--- Supplied entries ---

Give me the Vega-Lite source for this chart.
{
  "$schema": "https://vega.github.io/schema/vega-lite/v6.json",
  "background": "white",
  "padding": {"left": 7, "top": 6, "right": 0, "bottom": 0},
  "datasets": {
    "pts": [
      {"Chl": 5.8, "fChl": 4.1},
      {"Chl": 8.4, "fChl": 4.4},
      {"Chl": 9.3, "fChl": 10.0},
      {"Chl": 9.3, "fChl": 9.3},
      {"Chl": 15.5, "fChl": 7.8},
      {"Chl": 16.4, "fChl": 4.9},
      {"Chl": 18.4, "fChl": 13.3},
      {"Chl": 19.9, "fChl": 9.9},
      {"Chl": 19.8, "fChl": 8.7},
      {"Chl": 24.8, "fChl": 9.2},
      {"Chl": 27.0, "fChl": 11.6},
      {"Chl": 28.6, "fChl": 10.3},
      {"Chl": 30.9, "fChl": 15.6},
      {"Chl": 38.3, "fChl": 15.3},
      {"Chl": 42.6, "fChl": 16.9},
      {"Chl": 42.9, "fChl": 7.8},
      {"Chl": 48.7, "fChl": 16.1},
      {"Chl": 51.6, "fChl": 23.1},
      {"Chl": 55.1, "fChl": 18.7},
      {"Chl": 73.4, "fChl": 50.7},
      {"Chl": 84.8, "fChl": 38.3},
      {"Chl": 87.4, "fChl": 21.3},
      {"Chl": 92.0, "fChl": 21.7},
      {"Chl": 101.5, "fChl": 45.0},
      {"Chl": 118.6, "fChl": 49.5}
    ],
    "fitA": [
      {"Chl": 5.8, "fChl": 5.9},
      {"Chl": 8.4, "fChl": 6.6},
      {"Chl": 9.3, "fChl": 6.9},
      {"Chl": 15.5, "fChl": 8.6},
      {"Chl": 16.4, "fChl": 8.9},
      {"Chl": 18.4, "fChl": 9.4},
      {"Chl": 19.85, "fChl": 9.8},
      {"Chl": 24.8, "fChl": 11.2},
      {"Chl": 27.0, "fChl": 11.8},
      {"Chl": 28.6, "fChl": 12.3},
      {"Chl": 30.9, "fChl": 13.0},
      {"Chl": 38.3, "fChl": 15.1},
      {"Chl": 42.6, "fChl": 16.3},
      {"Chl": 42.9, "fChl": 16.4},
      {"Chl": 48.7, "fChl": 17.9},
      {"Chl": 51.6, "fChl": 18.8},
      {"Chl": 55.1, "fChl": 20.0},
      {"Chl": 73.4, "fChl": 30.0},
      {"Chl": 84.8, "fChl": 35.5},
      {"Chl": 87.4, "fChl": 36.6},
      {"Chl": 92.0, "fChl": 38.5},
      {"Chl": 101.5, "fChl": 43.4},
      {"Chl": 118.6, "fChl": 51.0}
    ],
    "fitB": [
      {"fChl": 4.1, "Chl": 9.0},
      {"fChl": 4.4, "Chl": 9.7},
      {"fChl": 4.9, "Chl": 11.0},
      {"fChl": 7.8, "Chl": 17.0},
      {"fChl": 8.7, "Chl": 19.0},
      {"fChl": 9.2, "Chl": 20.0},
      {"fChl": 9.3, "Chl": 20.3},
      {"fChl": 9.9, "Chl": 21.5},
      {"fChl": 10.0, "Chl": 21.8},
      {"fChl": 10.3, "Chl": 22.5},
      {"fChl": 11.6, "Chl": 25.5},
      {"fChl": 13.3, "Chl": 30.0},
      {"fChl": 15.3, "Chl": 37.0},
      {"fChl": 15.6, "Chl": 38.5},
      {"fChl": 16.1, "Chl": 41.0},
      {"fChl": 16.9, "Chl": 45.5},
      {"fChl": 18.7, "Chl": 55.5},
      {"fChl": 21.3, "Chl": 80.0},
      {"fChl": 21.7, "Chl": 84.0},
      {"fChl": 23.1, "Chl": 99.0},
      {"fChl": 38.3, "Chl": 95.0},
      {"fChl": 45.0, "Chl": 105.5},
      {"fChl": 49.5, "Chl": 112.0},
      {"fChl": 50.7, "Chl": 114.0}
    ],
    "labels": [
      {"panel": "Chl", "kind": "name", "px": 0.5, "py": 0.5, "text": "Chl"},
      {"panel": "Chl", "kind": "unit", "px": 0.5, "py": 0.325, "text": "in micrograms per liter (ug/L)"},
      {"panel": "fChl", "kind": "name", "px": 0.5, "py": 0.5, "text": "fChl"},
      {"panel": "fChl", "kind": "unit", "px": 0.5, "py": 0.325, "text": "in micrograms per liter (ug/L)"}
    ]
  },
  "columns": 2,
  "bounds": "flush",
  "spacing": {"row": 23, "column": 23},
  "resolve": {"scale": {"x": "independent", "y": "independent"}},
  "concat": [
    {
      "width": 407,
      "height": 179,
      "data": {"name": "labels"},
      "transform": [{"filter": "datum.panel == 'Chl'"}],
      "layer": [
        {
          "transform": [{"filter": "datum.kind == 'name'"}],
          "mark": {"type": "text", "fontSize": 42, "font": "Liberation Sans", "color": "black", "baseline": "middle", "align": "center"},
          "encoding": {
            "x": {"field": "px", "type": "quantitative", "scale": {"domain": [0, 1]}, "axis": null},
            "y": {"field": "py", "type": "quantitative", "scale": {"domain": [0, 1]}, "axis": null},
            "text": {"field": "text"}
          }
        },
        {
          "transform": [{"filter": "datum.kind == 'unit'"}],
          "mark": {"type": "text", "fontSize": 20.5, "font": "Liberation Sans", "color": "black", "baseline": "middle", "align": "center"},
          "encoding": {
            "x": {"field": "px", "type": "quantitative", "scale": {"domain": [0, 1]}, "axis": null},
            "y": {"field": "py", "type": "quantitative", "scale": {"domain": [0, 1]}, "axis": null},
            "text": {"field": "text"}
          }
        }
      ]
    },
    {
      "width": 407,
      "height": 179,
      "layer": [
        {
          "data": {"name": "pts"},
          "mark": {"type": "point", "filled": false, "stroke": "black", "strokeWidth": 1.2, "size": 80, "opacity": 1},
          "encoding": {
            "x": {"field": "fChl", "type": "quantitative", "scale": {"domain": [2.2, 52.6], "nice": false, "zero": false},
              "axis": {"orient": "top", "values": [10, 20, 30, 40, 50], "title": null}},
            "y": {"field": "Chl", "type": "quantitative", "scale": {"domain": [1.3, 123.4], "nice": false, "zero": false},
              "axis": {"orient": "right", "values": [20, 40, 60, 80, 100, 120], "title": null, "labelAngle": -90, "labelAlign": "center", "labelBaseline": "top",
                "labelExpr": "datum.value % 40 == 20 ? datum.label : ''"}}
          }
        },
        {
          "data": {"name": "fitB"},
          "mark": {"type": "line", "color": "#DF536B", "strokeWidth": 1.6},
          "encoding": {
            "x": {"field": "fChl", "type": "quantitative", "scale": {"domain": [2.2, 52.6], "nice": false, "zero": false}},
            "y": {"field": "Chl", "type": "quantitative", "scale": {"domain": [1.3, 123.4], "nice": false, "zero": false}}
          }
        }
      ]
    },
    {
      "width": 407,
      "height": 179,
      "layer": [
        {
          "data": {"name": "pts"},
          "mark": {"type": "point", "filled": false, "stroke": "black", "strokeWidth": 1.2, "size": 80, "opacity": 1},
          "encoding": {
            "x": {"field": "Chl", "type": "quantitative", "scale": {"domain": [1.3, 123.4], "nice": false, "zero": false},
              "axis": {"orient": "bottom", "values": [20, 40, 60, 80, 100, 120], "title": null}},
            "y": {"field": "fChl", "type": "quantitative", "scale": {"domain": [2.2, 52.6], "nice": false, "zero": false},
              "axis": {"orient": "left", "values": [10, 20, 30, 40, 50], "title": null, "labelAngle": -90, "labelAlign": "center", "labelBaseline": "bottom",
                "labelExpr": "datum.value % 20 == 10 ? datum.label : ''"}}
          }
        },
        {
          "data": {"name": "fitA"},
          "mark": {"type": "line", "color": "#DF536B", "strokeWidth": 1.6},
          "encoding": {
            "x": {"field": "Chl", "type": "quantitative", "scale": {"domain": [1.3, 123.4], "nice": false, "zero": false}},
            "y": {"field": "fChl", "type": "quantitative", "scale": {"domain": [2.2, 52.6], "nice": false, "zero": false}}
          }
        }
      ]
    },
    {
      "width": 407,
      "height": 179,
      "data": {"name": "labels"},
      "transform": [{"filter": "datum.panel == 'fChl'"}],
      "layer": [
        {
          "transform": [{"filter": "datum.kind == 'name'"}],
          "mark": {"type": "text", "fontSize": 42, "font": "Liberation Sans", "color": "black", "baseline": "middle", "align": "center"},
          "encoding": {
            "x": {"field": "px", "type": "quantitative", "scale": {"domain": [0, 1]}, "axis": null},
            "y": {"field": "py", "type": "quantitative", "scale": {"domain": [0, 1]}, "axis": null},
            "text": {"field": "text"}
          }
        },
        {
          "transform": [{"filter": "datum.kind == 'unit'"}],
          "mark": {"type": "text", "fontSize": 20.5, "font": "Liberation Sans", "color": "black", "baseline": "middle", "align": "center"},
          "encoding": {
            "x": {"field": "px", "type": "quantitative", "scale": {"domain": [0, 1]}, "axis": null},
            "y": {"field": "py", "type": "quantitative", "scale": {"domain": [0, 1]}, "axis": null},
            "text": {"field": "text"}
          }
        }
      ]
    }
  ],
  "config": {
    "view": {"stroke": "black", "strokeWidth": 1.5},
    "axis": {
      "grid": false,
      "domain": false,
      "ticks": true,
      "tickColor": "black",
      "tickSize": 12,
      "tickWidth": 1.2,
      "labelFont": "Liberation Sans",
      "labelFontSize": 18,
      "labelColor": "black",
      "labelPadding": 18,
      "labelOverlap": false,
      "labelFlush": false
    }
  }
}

---
--- Supplied entries ---

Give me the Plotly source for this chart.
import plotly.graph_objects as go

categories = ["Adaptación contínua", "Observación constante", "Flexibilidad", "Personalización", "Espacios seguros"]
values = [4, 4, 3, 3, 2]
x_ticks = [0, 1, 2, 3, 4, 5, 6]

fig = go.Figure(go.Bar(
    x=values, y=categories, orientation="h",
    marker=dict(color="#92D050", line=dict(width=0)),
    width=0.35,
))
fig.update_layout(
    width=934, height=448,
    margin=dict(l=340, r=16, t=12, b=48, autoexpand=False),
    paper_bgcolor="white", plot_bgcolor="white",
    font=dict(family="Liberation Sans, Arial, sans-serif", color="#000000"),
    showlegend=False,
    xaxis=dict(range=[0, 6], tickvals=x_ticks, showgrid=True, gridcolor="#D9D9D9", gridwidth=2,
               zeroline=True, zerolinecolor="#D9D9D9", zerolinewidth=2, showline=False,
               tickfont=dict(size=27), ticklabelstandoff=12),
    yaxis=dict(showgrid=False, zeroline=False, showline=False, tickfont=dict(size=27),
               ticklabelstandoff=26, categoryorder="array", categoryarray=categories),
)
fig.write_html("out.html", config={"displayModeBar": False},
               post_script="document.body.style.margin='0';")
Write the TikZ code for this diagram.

---

Go through the material above and output exactly the lines from the one containing "Give me the Plotly source for this chart." through the one containing "x_ticks = [0, 1, 2, 3, 4, 5, 6]".

Complete answer
Give me the Plotly source for this chart.
import plotly.graph_objects as go

categories = ["Adaptación contínua", "Observación constante", "Flexibilidad", "Personalización", "Espacios seguros"]
values = [4, 4, 3, 3, 2]
x_ticks = [0, 1, 2, 3, 4, 5, 6]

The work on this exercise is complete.